Car l’informatique quantique a des limites. Si le calcul est potentiellement incroyablement rapide – des années de calcul se transforment en jours ! – ces engins qui sont toujours pilotés par des machines classiques ont des faiblesses : la bande passante et la vitesse des accès à la mémoire.

Ce sont des structures complexes qui ne peuvent pas gérer un gros volume de données. Ce qui conforte l’idée que le quantique sera complémentaire de l’informatique traditionnelle.

« Nous nous orientons vers des résolutions hybrides pour les problèmes en les ‘’coupant’’ en sous-problèmes plus petits. À l’informatique classique, les gros problèmes à résolution simple (les GPU et leur puissance de calcul parallèle sont par exemple très indiqués dans ce cas, ndlr), au quantique des problèmes plus compliqués, mais au volume de données plus petit ».

Ces limites et ces incertitudes étant posées, des géants de la finance, comme Goldman Sachs, de la chimie, de l’informatique ou de la médecine sont dans les starting-blocks.

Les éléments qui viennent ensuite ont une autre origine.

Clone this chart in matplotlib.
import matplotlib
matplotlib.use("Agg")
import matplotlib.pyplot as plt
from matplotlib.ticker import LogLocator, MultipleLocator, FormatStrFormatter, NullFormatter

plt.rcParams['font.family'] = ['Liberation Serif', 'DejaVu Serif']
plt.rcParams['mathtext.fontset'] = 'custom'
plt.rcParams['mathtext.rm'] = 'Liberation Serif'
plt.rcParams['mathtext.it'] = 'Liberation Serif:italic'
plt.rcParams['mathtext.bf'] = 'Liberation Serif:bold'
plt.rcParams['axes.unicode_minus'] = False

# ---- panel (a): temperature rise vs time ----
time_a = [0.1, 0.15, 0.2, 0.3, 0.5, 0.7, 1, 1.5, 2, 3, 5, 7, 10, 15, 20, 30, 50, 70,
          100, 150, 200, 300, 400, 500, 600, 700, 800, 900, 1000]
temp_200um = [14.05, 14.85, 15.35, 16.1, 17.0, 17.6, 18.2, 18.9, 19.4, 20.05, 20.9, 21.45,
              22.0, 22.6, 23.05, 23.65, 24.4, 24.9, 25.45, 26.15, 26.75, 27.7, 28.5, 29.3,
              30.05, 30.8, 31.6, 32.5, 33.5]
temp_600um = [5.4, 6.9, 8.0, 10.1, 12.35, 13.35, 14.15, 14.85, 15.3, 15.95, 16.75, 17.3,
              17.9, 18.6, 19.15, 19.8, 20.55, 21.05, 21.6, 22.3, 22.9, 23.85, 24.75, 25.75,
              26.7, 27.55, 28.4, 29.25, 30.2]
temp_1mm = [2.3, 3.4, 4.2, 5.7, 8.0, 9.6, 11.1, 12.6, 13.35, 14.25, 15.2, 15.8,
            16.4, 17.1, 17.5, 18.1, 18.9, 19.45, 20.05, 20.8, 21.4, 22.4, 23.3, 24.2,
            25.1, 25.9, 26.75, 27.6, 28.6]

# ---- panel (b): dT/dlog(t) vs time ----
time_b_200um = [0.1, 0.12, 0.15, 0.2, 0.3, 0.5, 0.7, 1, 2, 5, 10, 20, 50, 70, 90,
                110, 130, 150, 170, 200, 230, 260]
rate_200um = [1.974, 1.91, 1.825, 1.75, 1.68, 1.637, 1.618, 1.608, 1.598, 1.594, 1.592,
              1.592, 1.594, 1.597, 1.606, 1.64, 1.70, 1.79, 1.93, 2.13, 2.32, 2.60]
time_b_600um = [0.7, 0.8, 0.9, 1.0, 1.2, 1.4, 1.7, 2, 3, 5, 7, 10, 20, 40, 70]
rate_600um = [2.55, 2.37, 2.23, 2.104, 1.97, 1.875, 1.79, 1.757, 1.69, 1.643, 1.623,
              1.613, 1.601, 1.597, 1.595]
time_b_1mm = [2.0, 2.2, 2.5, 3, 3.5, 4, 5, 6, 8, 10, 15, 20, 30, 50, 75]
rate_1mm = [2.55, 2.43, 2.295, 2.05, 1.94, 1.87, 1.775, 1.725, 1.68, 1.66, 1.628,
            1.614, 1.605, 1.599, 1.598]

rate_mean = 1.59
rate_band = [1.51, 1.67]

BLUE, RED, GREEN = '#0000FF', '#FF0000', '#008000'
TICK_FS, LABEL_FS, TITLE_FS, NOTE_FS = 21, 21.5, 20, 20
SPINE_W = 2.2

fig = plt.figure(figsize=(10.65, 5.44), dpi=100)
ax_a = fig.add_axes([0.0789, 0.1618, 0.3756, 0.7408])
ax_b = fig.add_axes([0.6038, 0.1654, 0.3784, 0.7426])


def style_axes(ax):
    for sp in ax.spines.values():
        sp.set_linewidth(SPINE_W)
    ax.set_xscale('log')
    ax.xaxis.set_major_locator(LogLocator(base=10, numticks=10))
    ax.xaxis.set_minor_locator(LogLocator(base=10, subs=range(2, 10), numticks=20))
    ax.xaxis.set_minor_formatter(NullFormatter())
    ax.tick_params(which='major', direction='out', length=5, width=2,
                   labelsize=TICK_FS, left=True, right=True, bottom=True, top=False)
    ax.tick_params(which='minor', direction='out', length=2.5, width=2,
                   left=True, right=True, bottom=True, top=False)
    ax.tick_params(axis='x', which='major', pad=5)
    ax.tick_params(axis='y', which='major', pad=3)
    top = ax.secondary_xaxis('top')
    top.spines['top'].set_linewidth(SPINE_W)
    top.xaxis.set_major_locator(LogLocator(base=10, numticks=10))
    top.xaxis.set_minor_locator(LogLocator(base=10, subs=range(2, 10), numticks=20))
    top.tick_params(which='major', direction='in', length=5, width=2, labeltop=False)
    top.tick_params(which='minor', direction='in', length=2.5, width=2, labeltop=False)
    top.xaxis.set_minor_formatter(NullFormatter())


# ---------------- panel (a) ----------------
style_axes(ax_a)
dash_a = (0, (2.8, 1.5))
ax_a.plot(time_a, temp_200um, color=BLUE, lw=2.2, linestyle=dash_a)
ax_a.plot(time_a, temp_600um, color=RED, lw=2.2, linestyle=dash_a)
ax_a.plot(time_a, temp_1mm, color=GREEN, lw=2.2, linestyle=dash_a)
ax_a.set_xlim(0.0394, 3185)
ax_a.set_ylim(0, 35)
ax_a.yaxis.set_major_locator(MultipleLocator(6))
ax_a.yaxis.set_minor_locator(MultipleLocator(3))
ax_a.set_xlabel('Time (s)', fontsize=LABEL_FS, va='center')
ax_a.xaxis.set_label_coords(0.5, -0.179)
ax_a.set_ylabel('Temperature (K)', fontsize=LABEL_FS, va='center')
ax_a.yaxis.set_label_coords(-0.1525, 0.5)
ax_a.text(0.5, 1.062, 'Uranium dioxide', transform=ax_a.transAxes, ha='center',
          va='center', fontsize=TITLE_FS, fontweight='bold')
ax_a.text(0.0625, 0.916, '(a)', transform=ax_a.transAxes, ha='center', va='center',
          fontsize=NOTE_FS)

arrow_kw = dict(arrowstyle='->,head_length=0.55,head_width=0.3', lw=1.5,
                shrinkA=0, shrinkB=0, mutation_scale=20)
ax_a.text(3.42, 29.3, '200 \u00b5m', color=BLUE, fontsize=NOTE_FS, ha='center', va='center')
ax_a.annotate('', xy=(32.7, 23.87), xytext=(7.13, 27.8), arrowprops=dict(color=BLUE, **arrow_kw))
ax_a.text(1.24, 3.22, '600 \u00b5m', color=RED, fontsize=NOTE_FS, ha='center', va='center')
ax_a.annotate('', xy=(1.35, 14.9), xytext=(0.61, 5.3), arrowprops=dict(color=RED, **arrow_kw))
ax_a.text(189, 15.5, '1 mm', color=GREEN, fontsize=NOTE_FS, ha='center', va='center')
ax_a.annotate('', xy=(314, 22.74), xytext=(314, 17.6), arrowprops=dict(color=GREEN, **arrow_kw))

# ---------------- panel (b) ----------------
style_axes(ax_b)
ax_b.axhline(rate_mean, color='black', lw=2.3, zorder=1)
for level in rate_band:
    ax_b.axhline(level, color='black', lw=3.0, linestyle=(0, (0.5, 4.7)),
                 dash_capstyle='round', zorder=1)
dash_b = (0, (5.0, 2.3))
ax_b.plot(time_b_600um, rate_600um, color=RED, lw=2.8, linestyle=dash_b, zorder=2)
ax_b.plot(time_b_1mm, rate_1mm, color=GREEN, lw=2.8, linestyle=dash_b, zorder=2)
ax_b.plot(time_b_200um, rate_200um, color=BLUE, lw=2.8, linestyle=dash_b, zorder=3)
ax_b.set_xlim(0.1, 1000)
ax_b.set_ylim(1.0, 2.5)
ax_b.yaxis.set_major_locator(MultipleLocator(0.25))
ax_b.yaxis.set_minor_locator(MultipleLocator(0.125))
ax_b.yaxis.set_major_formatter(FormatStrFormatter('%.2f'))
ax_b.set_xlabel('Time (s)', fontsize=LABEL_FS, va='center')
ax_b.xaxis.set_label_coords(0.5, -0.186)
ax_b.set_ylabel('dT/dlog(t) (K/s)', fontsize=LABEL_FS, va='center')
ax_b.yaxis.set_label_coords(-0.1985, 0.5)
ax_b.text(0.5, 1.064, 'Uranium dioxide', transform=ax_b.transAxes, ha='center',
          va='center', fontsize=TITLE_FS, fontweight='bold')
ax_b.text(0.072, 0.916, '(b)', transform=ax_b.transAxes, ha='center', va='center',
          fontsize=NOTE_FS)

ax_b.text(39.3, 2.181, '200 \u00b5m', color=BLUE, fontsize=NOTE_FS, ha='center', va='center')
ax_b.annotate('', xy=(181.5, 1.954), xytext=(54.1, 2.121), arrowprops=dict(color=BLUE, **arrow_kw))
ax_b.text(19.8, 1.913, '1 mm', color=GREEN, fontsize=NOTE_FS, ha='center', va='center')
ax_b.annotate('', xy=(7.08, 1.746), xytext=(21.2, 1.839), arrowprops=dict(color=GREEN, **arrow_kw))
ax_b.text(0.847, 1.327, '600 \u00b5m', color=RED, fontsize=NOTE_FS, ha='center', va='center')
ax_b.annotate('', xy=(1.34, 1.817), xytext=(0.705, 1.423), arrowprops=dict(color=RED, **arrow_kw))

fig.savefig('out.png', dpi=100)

Car les promesses opérationnelles de ces systèmes, même balbutiants, donnent le tournis.

Ainsi en 2017, un problème de chimie qui prenait 45 jours de calcul à un système de calculateur classique n’a pris que neuve heures à un système quantique. Un taux d’accélération de x120 prenant en compte non seulement le processeur en lui-même, mais aussi les avancées logicielles (algorithmes, interface Qiskit, etc.).

À peine bourgeonnant, l’ordinateur quantique a mis une belle raclée à son grand frère de puces de silicium. Laissant présager un énorme uppercut en 2025 lorsque « l’avantage quantique » deviendra une réalité… Si les plans d’IBM se déroulent sans accros.